## Dataset excerpt
■ ■ ■ ■ ■ ■ ■

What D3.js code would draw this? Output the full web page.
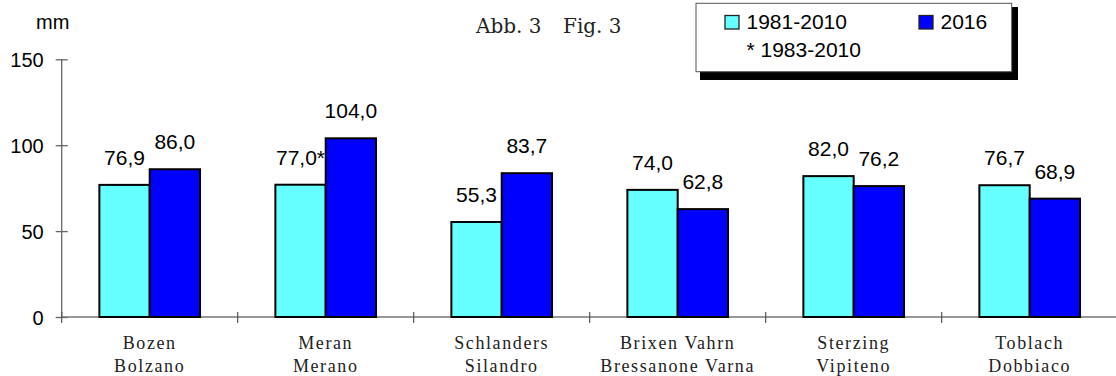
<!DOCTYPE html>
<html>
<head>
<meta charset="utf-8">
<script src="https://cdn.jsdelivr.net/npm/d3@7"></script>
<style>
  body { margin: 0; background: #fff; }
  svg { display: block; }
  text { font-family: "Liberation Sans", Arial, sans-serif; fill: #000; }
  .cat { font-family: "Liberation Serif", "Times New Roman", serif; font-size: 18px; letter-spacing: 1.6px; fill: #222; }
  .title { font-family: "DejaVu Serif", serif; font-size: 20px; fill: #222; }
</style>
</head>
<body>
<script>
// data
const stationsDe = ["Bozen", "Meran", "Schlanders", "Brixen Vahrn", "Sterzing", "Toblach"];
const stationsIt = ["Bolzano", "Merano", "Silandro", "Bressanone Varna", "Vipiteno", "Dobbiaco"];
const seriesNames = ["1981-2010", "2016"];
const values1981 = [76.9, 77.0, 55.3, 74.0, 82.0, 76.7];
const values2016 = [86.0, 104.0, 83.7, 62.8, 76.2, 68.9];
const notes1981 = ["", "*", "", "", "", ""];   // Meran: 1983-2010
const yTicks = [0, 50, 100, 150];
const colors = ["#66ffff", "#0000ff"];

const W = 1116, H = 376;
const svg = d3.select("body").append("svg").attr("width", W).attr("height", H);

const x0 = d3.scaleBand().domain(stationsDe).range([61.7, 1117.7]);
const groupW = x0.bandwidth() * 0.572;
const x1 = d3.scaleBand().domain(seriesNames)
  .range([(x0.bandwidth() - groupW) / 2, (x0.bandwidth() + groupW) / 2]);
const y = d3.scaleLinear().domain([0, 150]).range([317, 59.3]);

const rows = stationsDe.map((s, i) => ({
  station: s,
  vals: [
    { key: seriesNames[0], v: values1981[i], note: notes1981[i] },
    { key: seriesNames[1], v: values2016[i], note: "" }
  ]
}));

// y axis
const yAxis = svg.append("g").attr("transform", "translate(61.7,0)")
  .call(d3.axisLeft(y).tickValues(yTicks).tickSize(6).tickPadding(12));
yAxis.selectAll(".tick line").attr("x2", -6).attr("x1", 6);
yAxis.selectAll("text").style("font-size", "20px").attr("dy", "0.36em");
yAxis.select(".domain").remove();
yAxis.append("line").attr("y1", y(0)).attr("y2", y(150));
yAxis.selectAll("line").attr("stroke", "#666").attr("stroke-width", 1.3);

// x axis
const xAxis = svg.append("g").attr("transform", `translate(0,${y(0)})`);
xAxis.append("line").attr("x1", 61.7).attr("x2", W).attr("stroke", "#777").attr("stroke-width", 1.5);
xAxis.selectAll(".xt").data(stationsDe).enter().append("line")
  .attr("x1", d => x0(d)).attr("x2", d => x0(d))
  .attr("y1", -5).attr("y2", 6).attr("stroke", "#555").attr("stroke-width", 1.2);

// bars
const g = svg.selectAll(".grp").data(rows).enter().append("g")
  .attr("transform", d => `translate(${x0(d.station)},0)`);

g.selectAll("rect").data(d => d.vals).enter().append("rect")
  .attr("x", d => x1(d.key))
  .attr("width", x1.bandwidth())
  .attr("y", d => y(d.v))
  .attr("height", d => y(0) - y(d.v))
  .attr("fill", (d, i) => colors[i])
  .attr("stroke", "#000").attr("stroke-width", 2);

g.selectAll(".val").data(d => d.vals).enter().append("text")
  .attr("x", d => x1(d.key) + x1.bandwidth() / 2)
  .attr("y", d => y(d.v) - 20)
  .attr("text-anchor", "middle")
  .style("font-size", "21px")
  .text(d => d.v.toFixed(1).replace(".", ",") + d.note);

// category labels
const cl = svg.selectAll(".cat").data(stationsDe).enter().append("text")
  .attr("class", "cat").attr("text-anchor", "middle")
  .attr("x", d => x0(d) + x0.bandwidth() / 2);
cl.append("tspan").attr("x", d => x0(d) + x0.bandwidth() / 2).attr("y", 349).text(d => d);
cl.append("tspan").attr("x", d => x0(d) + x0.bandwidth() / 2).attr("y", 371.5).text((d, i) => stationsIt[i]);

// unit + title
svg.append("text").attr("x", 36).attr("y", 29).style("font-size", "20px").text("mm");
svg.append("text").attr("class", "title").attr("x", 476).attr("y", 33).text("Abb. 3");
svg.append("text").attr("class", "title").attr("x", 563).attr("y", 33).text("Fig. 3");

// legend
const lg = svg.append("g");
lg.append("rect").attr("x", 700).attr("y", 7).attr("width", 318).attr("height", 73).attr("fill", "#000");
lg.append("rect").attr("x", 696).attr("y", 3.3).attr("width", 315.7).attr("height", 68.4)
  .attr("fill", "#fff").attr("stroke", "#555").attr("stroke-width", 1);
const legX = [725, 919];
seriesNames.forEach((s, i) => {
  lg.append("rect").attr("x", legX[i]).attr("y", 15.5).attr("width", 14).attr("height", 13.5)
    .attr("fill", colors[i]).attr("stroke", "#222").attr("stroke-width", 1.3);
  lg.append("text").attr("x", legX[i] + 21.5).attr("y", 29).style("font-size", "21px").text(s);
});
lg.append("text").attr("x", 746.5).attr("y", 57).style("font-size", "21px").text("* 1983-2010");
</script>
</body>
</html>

■ ■ ■ ■ ■ ■ ■

## Task
Repeat the listing in full and exactly. Do not include any images.

## Completed task
What D3.js code would draw this? Output the full web page.
<!DOCTYPE html>
<html>
<head>
<meta charset="utf-8">
<script src="https://cdn.jsdelivr.net/npm/d3@7"></script>
<style>
  body { margin: 0; background: #fff; }
  svg { display: block; }
  text { font-family: "Liberation Sans", Arial, sans-serif; fill: #000; }
  .cat { font-family: "Liberation Serif", "Times New Roman", serif; font-size: 18px; letter-spacing: 1.6px; fill: #222; }
  .title { font-family: "DejaVu Serif", serif; font-size: 20px; fill: #222; }
</style>
</head>
<body>
<script>
// data
const stationsDe = ["Bozen", "Meran", "Schlanders", "Brixen Vahrn", "Sterzing", "Toblach"];
const stationsIt = ["Bolzano", "Merano", "Silandro", "Bressanone Varna", "Vipiteno", "Dobbiaco"];
const seriesNames = ["1981-2010", "2016"];
const values1981 = [76.9, 77.0, 55.3, 74.0, 82.0, 76.7];
const values2016 = [86.0, 104.0, 83.7, 62.8, 76.2, 68.9];
const notes1981 = ["", "*", "", "", "", ""];   // Meran: 1983-2010
const yTicks = [0, 50, 100, 150];
const colors = ["#66ffff", "#0000ff"];

const W = 1116, H = 376;
const svg = d3.select("body").append("svg").attr("width", W).attr("height", H);

const x0 = d3.scaleBand().domain(stationsDe).range([61.7, 1117.7]);
const groupW = x0.bandwidth() * 0.572;
const x1 = d3.scaleBand().domain(seriesNames)
  .range([(x0.bandwidth() - groupW) / 2, (x0.bandwidth() + groupW) / 2]);
const y = d3.scaleLinear().domain([0, 150]).range([317, 59.3]);

const rows = stationsDe.map((s, i) => ({
  station: s,
  vals: [
    { key: seriesNames[0], v: values1981[i], note: notes1981[i] },
    { key: seriesNames[1], v: values2016[i], note: "" }
  ]
}));

// y axis
const yAxis = svg.append("g").attr("transform", "translate(61.7,0)")
  .call(d3.axisLeft(y).tickValues(yTicks).tickSize(6).tickPadding(12));
yAxis.selectAll(".tick line").attr("x2", -6).attr("x1", 6);
yAxis.selectAll("text").style("font-size", "20px").attr("dy", "0.36em");
yAxis.select(".domain").remove();
yAxis.append("line").attr("y1", y(0)).attr("y2", y(150));
yAxis.selectAll("line").attr("stroke", "#666").attr("stroke-width", 1.3);

// x axis
const xAxis = svg.append("g").attr("transform", `translate(0,${y(0)})`);
xAxis.append("line").attr("x1", 61.7).attr("x2", W).attr("stroke", "#777").attr("stroke-width", 1.5);
xAxis.selectAll(".xt").data(stationsDe).enter().append("line")
  .attr("x1", d => x0(d)).attr("x2", d => x0(d))
  .attr("y1", -5).attr("y2", 6).attr("stroke", "#555").attr("stroke-width", 1.2);

// bars
const g = svg.selectAll(".grp").data(rows).enter().append("g")
  .attr("transform", d => `translate(${x0(d.station)},0)`);

g.selectAll("rect").data(d => d.vals).enter().append("rect")
  .attr("x", d => x1(d.key))
  .attr("width", x1.bandwidth())
  .attr("y", d => y(d.v))
  .attr("height", d => y(0) - y(d.v))
  .attr("fill", (d, i) => colors[i])
  .attr("stroke", "#000").attr("stroke-width", 2);

g.selectAll(".val").data(d => d.vals).enter().append("text")
  .attr("x", d => x1(d.key) + x1.bandwidth() / 2)
  .attr("y", d => y(d.v) - 20)
  .attr("text-anchor", "middle")
  .style("font-size", "21px")
  .text(d => d.v.toFixed(1).replace(".", ",") + d.note);

// category labels
const cl = svg.selectAll(".cat").data(stationsDe).enter().append("text")
  .attr("class", "cat").attr("text-anchor", "middle")
  .attr("x", d => x0(d) + x0.bandwidth() / 2);
cl.append("tspan").attr("x", d => x0(d) + x0.bandwidth() / 2).attr("y", 349).text(d => d);
cl.append("tspan").attr("x", d => x0(d) + x0.bandwidth() / 2).attr("y", 371.5).text((d, i) => stationsIt[i]);

// unit + title
svg.append("text").attr("x", 36).attr("y", 29).style("font-size", "20px").text("mm");
svg.append("text").attr("class", "title").attr("x", 476).attr("y", 33).text("Abb. 3");
svg.append("text").attr("class", "title").attr("x", 563).attr("y", 33).text("Fig. 3");

// legend
const lg = svg.append("g");
lg.append("rect").attr("x", 700).attr("y", 7).attr("width", 318).attr("height", 73).attr("fill", "#000");
lg.append("rect").attr("x", 696).attr("y", 3.3).attr("width", 315.7).attr("height", 68.4)
  .attr("fill", "#fff").attr("stroke", "#555").attr("stroke-width", 1);
const legX = [725, 919];
seriesNames.forEach((s, i) => {
  lg.append("rect").attr("x", legX[i]).attr("y", 15.5).attr("width", 14).attr("height", 13.5)
    .attr("fill", colors[i]).attr("stroke", "#222").attr("stroke-width", 1.3);
  lg.append("text").attr("x", legX[i] + 21.5).attr("y", 29).style("font-size", "21px").text(s);
});
lg.append("text").attr("x", 746.5).attr("y", 57).style("font-size", "21px").text("* 1983-2010");
</script>
</body>
</html>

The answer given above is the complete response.